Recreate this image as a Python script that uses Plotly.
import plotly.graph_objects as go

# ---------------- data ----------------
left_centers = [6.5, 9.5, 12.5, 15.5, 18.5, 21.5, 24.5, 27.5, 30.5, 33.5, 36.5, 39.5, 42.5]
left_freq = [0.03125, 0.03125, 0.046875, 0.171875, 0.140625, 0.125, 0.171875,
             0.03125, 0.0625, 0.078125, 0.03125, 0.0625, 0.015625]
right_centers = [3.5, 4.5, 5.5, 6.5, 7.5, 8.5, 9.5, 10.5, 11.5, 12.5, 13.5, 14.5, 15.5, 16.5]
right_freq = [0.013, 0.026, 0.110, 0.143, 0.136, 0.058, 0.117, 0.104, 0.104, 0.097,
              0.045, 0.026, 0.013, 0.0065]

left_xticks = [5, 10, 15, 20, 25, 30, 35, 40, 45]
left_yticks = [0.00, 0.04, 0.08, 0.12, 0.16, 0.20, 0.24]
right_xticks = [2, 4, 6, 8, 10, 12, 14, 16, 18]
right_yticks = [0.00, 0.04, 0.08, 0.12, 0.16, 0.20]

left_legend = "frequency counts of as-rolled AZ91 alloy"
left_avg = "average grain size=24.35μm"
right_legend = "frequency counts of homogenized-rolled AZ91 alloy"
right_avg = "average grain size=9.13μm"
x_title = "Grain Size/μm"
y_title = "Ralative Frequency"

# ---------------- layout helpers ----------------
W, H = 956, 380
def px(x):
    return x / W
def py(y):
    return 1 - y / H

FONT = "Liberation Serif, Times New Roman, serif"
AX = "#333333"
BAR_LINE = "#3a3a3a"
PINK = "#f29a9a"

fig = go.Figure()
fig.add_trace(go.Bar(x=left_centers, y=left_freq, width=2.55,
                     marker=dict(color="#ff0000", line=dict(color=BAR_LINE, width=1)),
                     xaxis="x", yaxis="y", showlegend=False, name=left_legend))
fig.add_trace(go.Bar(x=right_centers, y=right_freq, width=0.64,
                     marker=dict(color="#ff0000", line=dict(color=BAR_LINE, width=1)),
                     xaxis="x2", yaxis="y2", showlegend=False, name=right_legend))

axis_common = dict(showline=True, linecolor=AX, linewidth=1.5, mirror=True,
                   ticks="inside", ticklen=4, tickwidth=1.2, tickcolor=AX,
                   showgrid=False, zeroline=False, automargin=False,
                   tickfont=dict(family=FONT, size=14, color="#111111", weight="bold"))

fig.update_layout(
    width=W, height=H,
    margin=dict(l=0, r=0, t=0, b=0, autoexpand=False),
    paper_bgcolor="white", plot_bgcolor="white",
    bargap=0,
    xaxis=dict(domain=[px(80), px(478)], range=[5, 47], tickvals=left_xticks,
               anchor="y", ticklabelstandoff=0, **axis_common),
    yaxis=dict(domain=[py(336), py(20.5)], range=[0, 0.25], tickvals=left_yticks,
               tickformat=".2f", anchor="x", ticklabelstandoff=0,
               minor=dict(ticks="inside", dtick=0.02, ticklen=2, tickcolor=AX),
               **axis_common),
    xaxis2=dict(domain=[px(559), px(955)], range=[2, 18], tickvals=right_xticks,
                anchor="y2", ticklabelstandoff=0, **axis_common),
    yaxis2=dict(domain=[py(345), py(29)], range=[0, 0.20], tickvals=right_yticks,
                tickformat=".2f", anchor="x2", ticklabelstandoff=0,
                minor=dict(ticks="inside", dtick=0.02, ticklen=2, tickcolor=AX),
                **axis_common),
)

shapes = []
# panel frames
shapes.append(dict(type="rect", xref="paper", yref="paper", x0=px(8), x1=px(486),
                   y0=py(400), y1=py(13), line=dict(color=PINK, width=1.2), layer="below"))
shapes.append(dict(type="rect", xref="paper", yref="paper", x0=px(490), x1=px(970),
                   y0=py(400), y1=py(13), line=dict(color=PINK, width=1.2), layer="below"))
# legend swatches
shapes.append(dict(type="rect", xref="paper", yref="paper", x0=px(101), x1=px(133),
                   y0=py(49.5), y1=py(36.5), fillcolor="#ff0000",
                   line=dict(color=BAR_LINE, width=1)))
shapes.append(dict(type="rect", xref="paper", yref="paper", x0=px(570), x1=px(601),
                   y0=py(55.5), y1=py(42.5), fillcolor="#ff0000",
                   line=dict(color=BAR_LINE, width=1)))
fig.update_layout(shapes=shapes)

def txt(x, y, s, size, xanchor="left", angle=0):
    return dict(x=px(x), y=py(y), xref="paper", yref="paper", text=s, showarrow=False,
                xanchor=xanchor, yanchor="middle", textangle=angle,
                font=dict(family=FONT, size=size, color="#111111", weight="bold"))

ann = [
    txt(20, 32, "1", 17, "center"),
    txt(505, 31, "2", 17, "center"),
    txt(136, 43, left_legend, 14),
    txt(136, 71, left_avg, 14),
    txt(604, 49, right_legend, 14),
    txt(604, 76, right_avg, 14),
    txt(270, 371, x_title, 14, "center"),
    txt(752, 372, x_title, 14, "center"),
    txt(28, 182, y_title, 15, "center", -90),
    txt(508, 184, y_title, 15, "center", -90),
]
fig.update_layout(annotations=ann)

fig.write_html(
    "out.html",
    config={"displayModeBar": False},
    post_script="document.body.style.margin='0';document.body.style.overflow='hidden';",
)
********************
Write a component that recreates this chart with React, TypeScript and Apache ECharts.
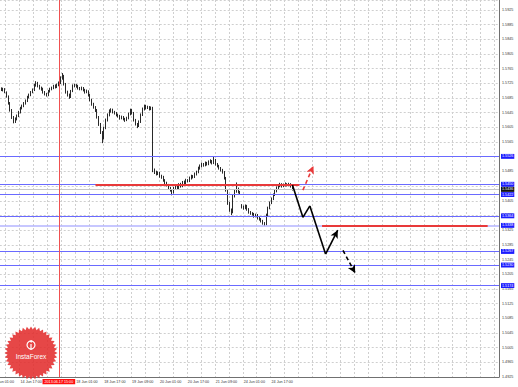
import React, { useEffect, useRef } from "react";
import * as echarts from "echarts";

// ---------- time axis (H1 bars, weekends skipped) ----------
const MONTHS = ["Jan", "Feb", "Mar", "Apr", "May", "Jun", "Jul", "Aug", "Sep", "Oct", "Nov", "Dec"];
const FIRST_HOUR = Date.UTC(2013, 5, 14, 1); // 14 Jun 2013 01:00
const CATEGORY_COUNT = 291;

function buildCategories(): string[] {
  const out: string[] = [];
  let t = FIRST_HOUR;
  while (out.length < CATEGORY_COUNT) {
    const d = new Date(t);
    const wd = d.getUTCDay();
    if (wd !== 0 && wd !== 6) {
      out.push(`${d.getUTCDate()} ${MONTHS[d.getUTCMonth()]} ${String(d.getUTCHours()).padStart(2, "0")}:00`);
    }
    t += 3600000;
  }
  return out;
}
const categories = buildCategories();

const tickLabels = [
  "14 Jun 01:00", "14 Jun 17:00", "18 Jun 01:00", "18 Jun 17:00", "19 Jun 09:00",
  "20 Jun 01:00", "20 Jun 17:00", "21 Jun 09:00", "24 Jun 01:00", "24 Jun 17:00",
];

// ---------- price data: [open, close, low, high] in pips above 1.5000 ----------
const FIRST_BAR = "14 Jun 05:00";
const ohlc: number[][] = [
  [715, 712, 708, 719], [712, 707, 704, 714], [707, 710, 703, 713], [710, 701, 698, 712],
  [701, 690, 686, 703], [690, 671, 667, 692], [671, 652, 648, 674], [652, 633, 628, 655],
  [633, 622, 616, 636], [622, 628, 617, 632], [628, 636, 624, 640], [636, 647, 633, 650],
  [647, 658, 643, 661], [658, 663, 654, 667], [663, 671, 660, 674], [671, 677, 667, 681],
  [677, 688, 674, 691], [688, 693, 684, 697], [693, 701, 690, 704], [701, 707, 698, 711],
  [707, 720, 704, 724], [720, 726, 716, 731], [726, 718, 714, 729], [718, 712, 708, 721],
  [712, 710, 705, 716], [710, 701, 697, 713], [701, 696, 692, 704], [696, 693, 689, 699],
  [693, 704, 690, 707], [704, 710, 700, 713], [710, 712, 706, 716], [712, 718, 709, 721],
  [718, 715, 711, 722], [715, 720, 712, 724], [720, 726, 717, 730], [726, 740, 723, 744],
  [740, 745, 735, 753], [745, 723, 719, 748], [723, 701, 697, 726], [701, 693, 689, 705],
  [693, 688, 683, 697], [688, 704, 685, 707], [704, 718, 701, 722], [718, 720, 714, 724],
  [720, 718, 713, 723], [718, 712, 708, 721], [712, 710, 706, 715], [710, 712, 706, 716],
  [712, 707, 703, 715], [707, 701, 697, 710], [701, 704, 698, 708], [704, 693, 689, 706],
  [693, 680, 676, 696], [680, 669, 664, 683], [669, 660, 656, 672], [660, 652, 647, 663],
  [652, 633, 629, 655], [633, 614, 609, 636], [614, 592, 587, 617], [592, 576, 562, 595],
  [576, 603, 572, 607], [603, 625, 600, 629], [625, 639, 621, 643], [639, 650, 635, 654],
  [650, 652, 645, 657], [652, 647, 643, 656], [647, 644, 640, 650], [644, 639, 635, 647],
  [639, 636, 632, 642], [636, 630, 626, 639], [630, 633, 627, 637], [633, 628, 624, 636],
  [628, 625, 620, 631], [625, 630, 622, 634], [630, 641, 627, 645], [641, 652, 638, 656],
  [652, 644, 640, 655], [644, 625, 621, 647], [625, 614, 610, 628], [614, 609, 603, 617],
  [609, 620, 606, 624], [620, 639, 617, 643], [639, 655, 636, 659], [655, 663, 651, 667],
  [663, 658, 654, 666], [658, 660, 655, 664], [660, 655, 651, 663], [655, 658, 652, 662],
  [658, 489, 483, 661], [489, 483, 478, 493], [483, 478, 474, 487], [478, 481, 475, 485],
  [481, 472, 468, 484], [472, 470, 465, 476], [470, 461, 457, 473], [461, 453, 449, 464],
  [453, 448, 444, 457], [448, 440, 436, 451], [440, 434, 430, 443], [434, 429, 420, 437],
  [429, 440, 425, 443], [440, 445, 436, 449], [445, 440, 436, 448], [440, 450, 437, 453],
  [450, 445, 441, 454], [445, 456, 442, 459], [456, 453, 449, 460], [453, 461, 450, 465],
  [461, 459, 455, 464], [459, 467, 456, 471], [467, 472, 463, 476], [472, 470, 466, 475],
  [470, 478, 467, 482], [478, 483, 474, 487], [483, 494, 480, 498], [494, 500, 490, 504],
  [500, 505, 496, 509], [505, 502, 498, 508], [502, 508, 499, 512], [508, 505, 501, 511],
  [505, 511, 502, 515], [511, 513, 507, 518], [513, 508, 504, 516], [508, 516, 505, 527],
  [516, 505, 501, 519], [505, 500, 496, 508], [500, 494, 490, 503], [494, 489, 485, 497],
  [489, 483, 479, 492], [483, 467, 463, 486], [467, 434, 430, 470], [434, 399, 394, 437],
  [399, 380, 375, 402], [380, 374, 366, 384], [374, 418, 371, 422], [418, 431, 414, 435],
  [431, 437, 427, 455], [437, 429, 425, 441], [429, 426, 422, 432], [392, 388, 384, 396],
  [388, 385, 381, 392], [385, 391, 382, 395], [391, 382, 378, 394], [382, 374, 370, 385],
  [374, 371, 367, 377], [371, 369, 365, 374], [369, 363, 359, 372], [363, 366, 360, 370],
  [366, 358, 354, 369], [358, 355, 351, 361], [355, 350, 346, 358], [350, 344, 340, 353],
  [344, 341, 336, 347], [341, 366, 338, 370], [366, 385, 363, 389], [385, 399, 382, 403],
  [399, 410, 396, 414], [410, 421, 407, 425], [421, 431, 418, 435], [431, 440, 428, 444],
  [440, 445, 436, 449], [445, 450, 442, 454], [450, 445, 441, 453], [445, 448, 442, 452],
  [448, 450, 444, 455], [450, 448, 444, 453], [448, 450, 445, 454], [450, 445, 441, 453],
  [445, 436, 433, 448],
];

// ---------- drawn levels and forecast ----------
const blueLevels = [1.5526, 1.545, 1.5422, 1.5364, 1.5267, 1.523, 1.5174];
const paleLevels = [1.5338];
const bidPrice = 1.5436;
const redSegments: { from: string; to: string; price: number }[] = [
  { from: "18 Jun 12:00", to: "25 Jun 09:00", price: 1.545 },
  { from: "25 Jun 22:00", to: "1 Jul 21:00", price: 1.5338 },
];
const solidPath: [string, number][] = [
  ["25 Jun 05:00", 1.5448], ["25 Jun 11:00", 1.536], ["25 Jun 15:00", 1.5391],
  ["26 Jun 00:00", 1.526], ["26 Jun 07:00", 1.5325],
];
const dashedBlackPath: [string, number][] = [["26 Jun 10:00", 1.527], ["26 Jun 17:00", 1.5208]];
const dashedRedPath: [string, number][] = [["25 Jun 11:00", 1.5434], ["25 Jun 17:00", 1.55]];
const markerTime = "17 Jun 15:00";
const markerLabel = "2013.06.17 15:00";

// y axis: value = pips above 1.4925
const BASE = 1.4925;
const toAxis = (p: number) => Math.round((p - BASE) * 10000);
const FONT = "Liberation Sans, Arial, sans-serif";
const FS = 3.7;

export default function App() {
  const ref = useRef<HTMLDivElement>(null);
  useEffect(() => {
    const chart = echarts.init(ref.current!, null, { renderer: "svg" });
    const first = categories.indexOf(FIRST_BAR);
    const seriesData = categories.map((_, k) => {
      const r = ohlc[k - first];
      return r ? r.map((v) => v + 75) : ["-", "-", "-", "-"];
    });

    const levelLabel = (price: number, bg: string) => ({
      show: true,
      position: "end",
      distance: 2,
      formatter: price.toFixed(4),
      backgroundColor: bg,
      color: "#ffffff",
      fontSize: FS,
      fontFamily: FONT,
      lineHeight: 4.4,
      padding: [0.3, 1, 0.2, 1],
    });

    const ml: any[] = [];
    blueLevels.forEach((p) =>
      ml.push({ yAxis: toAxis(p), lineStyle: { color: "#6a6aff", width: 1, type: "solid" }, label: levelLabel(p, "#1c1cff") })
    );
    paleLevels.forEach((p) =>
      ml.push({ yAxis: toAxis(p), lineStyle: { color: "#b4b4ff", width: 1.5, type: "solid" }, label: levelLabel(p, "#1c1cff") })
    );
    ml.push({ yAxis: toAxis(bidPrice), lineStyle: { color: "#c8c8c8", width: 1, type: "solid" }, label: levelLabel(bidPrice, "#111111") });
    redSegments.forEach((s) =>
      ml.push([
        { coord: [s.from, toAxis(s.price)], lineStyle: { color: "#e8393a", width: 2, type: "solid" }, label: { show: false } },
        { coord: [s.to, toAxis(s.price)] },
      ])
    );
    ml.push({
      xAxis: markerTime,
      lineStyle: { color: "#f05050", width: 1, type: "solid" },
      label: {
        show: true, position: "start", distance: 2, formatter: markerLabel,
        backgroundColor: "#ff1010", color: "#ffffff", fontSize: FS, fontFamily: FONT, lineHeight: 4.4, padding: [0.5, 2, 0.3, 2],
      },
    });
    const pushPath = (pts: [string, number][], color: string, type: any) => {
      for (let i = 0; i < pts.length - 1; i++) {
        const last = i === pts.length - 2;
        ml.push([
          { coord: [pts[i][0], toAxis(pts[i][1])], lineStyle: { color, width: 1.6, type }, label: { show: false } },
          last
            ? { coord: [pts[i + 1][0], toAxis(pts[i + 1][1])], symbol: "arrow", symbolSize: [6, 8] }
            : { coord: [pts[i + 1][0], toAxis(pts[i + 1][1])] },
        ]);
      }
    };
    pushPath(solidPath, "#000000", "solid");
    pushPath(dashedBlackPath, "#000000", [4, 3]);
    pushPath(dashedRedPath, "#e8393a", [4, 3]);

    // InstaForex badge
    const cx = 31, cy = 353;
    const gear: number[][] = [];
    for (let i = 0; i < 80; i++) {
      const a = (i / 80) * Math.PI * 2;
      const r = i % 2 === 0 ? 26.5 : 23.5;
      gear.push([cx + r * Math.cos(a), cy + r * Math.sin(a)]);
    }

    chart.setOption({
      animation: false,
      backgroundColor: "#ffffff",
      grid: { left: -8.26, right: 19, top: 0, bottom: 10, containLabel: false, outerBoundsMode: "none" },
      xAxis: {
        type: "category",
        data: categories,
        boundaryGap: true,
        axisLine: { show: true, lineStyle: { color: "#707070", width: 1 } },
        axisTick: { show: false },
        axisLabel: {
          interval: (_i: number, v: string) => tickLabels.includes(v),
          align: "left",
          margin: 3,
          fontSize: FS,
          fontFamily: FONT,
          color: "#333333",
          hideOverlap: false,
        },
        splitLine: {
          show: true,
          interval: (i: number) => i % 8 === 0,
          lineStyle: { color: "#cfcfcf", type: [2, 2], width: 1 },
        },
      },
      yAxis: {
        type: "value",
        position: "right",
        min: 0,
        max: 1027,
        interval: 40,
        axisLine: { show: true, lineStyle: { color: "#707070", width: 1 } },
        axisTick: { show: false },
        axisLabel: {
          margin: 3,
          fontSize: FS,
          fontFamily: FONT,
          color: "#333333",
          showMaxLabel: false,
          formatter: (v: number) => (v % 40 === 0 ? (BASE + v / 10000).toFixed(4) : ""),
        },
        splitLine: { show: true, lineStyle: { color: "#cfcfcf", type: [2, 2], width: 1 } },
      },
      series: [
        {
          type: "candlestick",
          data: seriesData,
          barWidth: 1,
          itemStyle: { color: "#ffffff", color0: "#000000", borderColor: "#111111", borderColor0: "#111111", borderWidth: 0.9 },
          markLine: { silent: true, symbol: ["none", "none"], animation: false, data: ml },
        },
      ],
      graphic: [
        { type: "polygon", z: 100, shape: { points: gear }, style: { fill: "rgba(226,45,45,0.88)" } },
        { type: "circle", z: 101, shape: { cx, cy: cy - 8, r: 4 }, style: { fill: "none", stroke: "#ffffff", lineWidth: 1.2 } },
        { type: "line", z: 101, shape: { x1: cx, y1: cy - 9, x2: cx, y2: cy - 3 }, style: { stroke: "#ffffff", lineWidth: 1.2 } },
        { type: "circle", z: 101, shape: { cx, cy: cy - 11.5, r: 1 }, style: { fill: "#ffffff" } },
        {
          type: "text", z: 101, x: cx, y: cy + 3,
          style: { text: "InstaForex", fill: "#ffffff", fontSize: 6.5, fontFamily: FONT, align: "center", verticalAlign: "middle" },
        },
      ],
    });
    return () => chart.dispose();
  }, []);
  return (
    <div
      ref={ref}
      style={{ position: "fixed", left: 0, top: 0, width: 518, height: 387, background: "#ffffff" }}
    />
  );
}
********************
[Objective] Reproduce verbatim only the segment of the listing bounded by the line containing "Recreate this image" and the line containing "0.045, 0.026, 0.013, 0.0065]", with both boundary lines included.

[Response]
Recreate this image as a Python script that uses Plotly.
import plotly.graph_objects as go

# ---------------- data ----------------
left_centers = [6.5, 9.5, 12.5, 15.5, 18.5, 21.5, 24.5, 27.5, 30.5, 33.5, 36.5, 39.5, 42.5]
left_freq = [0.03125, 0.03125, 0.046875, 0.171875, 0.140625, 0.125, 0.171875,
             0.03125, 0.0625, 0.078125, 0.03125, 0.0625, 0.015625]
right_centers = [3.5, 4.5, 5.5, 6.5, 7.5, 8.5, 9.5, 10.5, 11.5, 12.5, 13.5, 14.5, 15.5, 16.5]
right_freq = [0.013, 0.026, 0.110, 0.143, 0.136, 0.058, 0.117, 0.104, 0.104, 0.097,
              0.045, 0.026, 0.013, 0.0065]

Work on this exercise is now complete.